2002 film by Baltasar Kormákur

The Sea, (Icelandic: Hafið, is a 2002 Icelandic comedy drama film, directed by Baltasar Kormákur. The film tells the story of a wealthy Icelandic family, owners of a fish industry company in a small Icelandic coastal town, and various family issues they have to deal with.

==Production==
The Sea was filmed almost entirely in and around Neskaupstaður.

==Reception==
On the review aggregator website Rotten Tomatoes, the film holds a 49% approval rating, based on 51 reviews with an average rating of 5.6/10. The website's consensus reads, "This look at a fraught family reunion should be easily relatable, but The Sea drowns viewers in melodrama when it should be carrying them toward darkly comedic shores." On Metacritic, the film holds a score of 52 out of 100, which is based on 23 critics, indicating "mixed or average" reviews.

===Awards===
The film won eight awards at the Edda Awards, Iceland in 2002 (Best Actor for Gunnar Eyjólfsson, Best Actress for Elva Ósk Ólafsdóttir, Best Director, Best Screenplay, Best Supporting Actor for Sigurður Skúlason, Best Supporting Actress for Herdís Þorvaldsdóttir, Film of the Year and Professional Category: Sound/Vision), where it was also nominated for 4 more awards.
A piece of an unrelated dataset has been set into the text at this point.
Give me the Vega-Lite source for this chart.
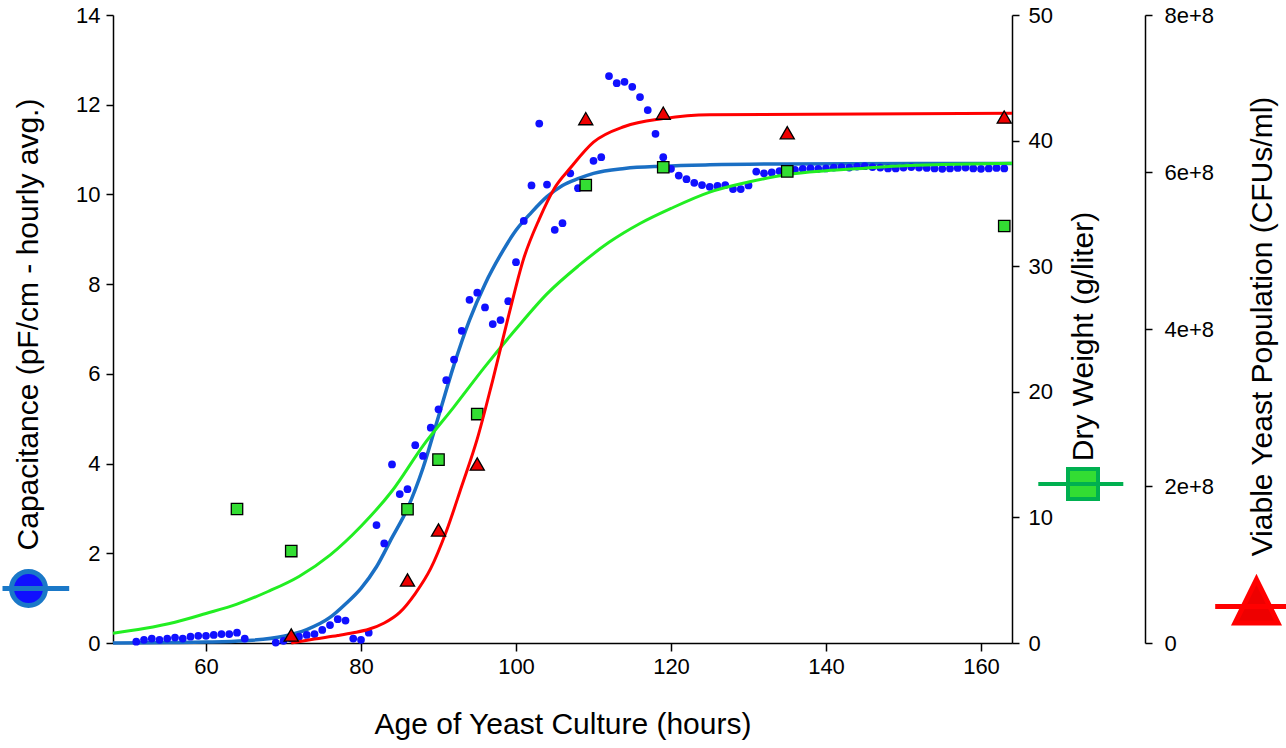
{
  "$schema": "https://vega.github.io/schema/vega-lite/v6.json",
  "width": 899,
  "height": 628,
  "autosize": "none",
  "padding": {"left": 113, "top": 15, "right": 274, "bottom": 105},
  "background": "white",
  "config": {
    "font": "Liberation Sans",
    "view": {"stroke": null},
    "axis": {
      "domainColor": "black", "domainWidth": 1.5, "tickColor": "black", "tickWidth": 1.5,
      "labelColor": "black", "titleColor": "black", "labelFontSize": 22, "titleFontSize": 30,
      "titleFontWeight": "normal", "grid": false, "labelFont": "Liberation Sans", "titleFont": "Liberation Sans"
    }
  },
  "datasets": {
    "cap": [
      {"h":51,"v":0.03},{"h":52,"v":0.07},{"h":53,"v":0.10},{"h":54,"v":0.07},{"h":55,"v":0.10},{"h":56,"v":0.12},{"h":57,"v":0.10},{"h":58,"v":0.14},{"h":59,"v":0.16},{"h":60,"v":0.16},{"h":61,"v":0.18},{"h":62,"v":0.20},{"h":63,"v":0.20},{"h":64,"v":0.23},{"h":65,"v":0.10},
      {"h":69,"v":0.01},{"h":70,"v":0.05},{"h":71,"v":0.10},{"h":72,"v":0.14},{"h":73,"v":0.18},{"h":74,"v":0.20},{"h":75,"v":0.29},{"h":76,"v":0.40},{"h":77,"v":0.53},{"h":78,"v":0.50},{"h":79,"v":0.10},{"h":80,"v":0.07},{"h":81,"v":0.23},
      {"h":82,"v":2.63},{"h":83,"v":2.22},{"h":84,"v":3.98},{"h":85,"v":3.32},{"h":86,"v":3.43},{"h":87,"v":4.41},{"h":88,"v":4.17},{"h":89,"v":4.80},{"h":90,"v":5.21},{"h":91,"v":5.86},{"h":92,"v":6.32},{"h":93,"v":6.96},{"h":94,"v":7.65},{"h":95,"v":7.81},{"h":96,"v":7.48},{"h":97,"v":7.11},{"h":98,"v":7.20},{"h":99,"v":7.62},{"h":100,"v":8.49},
      {"h":101,"v":9.41},{"h":102,"v":10.20},{"h":103,"v":11.58},{"h":104,"v":10.22},{"h":105,"v":9.21},{"h":106,"v":9.36},{"h":107,"v":10.47},{"h":108,"v":10.14},{"h":110,"v":10.75},{"h":111,"v":10.83},{"h":112,"v":12.64},{"h":113,"v":12.48},{"h":114,"v":12.51},{"h":115,"v":12.40},{"h":116,"v":12.17},{"h":117,"v":11.88},{"h":118,"v":11.35},{"h":119,"v":10.83},{"h":120,"v":10.57},
      {"h":121,"v":10.42},{"h":122,"v":10.34},{"h":123,"v":10.26},{"h":124,"v":10.21},{"h":125,"v":10.17},{"h":126,"v":10.19},{"h":127,"v":10.21},{"h":128,"v":10.12},{"h":129,"v":10.12},{"h":130,"v":10.20},{"h":131,"v":10.51},{"h":132,"v":10.47},{"h":133,"v":10.49},{"h":134,"v":10.52},{"h":135,"v":10.53},
      {"h":136,"v":10.55},{"h":137,"v":10.57},{"h":138,"v":10.58},{"h":139,"v":10.57},{"h":140,"v":10.58},{"h":141,"v":10.60},{"h":142,"v":10.61},{"h":143,"v":10.60},{"h":144,"v":10.62},{"h":145,"v":10.63},{"h":146,"v":10.61},{"h":147,"v":10.60},{"h":148,"v":10.58},{"h":149,"v":10.58},{"h":150,"v":10.60},
      {"h":151,"v":10.61},{"h":152,"v":10.60},{"h":153,"v":10.59},{"h":154,"v":10.58},{"h":155,"v":10.57},{"h":156,"v":10.58},{"h":157,"v":10.59},{"h":158,"v":10.60},{"h":159,"v":10.58},{"h":160,"v":10.57},{"h":161,"v":10.58},{"h":162,"v":10.59},{"h":163,"v":10.58}
    ],
    "capfit": [
      {"h":48,"v":0.0},{"h":55,"v":0.01},{"h":60,"v":0.02},{"h":65,"v":0.05},{"h":70,"v":0.15},{"h":73,"v":0.3},{"h":76,"v":0.57},{"h":78,"v":0.87},{"h":80,"v":1.22},{"h":82,"v":1.7},{"h":84,"v":2.35},{"h":86,"v":3.0},{"h":88,"v":3.9},{"h":90,"v":5.05},{"h":92,"v":6.2},{"h":94,"v":7.2},{"h":96,"v":8.0},{"h":98,"v":8.65},{"h":100,"v":9.2},{"h":102,"v":9.6},{"h":104,"v":9.95},{"h":106,"v":10.2},{"h":108,"v":10.35},{"h":110,"v":10.47},{"h":114,"v":10.58},{"h":119,"v":10.63},{"h":125,"v":10.66},{"h":135,"v":10.68},{"h":164,"v":10.69}
    ],
    "dw": [
      {"h":64,"v":10.67},{"h":71,"v":7.32},{"h":86,"v":10.65},{"h":90,"v":14.6},{"h":95,"v":18.23},{"h":109,"v":36.46},{"h":119,"v":37.88},{"h":135,"v":37.55},{"h":163,"v":33.2}
    ],
    "dwfit": [
      {"h":48,"v":0.78},{"h":52,"v":1.15},{"h":56,"v":1.65},{"h":60,"v":2.35},{"h":64,"v":3.1},{"h":68,"v":4.1},{"h":72,"v":5.3},{"h":76,"v":7.0},{"h":80,"v":9.3},{"h":84,"v":12.1},{"h":88,"v":15.7},{"h":92,"v":18.8},{"h":96,"v":22.0},{"h":100,"v":25.0},{"h":104,"v":27.8},{"h":108,"v":30.0},{"h":112,"v":31.9},{"h":116,"v":33.4},{"h":120,"v":34.6},{"h":125,"v":35.9},{"h":130,"v":36.7},{"h":135,"v":37.3},{"h":140,"v":37.6},{"h":145,"v":37.8},{"h":150,"v":38.0},{"h":155,"v":38.1},{"h":164,"v":38.2}
    ],
    "via": [
      {"h":71,"v":10200000},{"h":86,"v":80300000},{"h":90,"v":144000000},{"h":95,"v":228000000},{"h":109,"v":668000000},{"h":119,"v":675000000},{"h":135,"v":650000000},{"h":163,"v":670000000}
    ],
    "viafit": [
      {"h":71,"v":0},{"h":74,"v":5000000},{"h":77,"v":9500000},{"h":79,"v":13000000},{"h":81,"v":17500000},{"h":83,"v":25500000},{"h":85,"v":39000000},{"h":87,"v":63000000},{"h":89,"v":95000000},{"h":91,"v":142000000},{"h":93,"v":200000000},{"h":95,"v":260000000},{"h":97,"v":335000000},{"h":99,"v":415000000},{"h":101,"v":490000000},{"h":103,"v":540000000},{"h":105,"v":580000000},{"h":107,"v":605000000},{"h":110,"v":638000000},{"h":114,"v":658000000},{"h":119,"v":668000000},{"h":125,"v":673000000},{"h":164,"v":675000000}
    ]
  },
  "encoding": {
    "x": {
      "field": "h", "type": "quantitative",
      "scale": {"domain": [48, 164], "nice": false, "zero": false},
      "axis": {"values": [60, 80, 100, 120, 140, 160], "tickSize": 8, "labelPadding": 5, "title": "Age of Yeast Culture (hours)", "titlePadding": 32}
    }
  },
  "layer": [
    {
      "encoding": {
        "y": {
          "field": "v", "type": "quantitative",
          "scale": {"domain": [0, 14], "nice": false, "zero": false},
          "axis": {"orient": "left", "values": [0, 2, 4, 6, 8, 10, 12, 14], "tickSize": 7, "labelPadding": 6, "title": "Capacitance (pF/cm - hourly avg.)", "titlePadding": 32, "titleY": 309}
        }
      },
      "layer": [
        {"data": {"name": "capfit"}, "mark": {"type": "line", "color": "#1a6fc4", "strokeWidth": 3.5, "interpolate": "monotone"}},
        {
          "data": {"name": "cap"},
          "mark": {"type": "point", "filled": true, "size": 60, "shape": "circle", "opacity": 1},
          "encoding": {
            "fill": {
              "datum": "Capacitance", "type": "nominal",
              "scale": {"range": ["#1010ff"]},
              "legend": {
                "orient": "none", "legendX": -97, "legendY": 561, "title": null, "labelExpr": "''", "padding": 0,
                "symbolType": "M-2.6,0L4.07,0M1.7,0A1.7,1.7,0,1,1,-1.7,0A1.7,1.7,0,1,1,1.7,0Z",
                "symbolSize": 400, "symbolStrokeColor": "#1a78c8", "symbolStrokeWidth": 5
              }
            }
          }
        }
      ]
    },
    {
      "encoding": {
        "y": {
          "field": "v", "type": "quantitative",
          "scale": {"domain": [0, 50], "nice": false, "zero": false},
          "axis": {"orient": "right", "values": [0, 10, 20, 30, 40, 50], "tickSize": 7, "labelPadding": 9, "title": "Dry Weight (g/liter)", "titleAngle": -90, "titleBaseline": "top", "titlePadding": 16, "titleY": 321}
        }
      },
      "layer": [
        {"data": {"name": "dwfit"}, "mark": {"type": "line", "color": "#22ee22", "strokeWidth": 3, "interpolate": "monotone"}},
        {
          "data": {"name": "dw"},
          "mark": {"type": "point", "filled": true, "size": 130, "shape": "square", "opacity": 1, "stroke": "black", "strokeWidth": 1.3},
          "encoding": {
            "fill": {
              "datum": "Dry Weight", "type": "nominal",
              "scale": {"range": ["#33dd33"]},
              "legend": {
                "orient": "none", "legendX": 958, "legendY": 457, "title": null, "labelExpr": "''", "padding": 0,
                "symbolType": "M-4.47,0L4.03,0M-1.5,-1.5L1.5,-1.5L1.5,1.5L-1.5,1.5Z",
                "symbolSize": 400, "symbolStrokeColor": "#00b050", "symbolStrokeWidth": 4
              }
            }
          }
        }
      ]
    },
    {
      "encoding": {
        "y": {
          "field": "v", "type": "quantitative",
          "scale": {"domain": [0, 800000000], "nice": false, "zero": false},
          "axis": {"orient": "right", "offset": 133, "values": [0, 200000000, 400000000, 600000000, 800000000], "labelExpr": "datum.value == 0 ? '0' : format(datum.value, '.0e')", "tickSize": 7, "labelPadding": 12, "title": "Viable Yeast Population (CFUs/ml)", "titleAngle": -90, "titleBaseline": "top", "titlePadding": 34, "titleY": 311}
        }
      },
      "layer": [
        {"data": {"name": "viafit"}, "mark": {"type": "line", "color": "#ff0000", "strokeWidth": 3, "interpolate": "monotone"}},
        {
          "data": {"name": "via"},
          "mark": {"type": "point", "filled": true, "size": 200, "shape": "triangle-up", "opacity": 1, "stroke": "black", "strokeWidth": 1.3},
          "encoding": {
            "fill": {
              "datum": "Viable", "type": "nominal",
              "scale": {"range": ["#ee0000"]},
              "legend": {
                "orient": "none", "legendX": 1131, "legendY": 579, "title": null, "labelExpr": "''", "padding": 0,
                "symbolType": "M-4.13,0L3.6,0M0,-2.7L2.15,1.65L-2.15,1.65Z",
                "symbolSize": 400, "symbolStrokeColor": "#ff0000", "symbolStrokeWidth": 5
              }
            }
          }
        }
      ]
    }
  ],
  "resolve": {"scale": {"y": "independent", "fill": "independent"}, "legend": {"fill": "independent"}}
}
In the same year, it was nominated for the Nordic Council Film Prize and for the Golden Shell at the San Sebastián International Film Festival. In 2003, it won the FIPRESCI Prize at the Istanbul International Film Festival, where it was also nominated for the Golden Tulip, and the Audience Award at the Tromsø International Film Festival in Norway.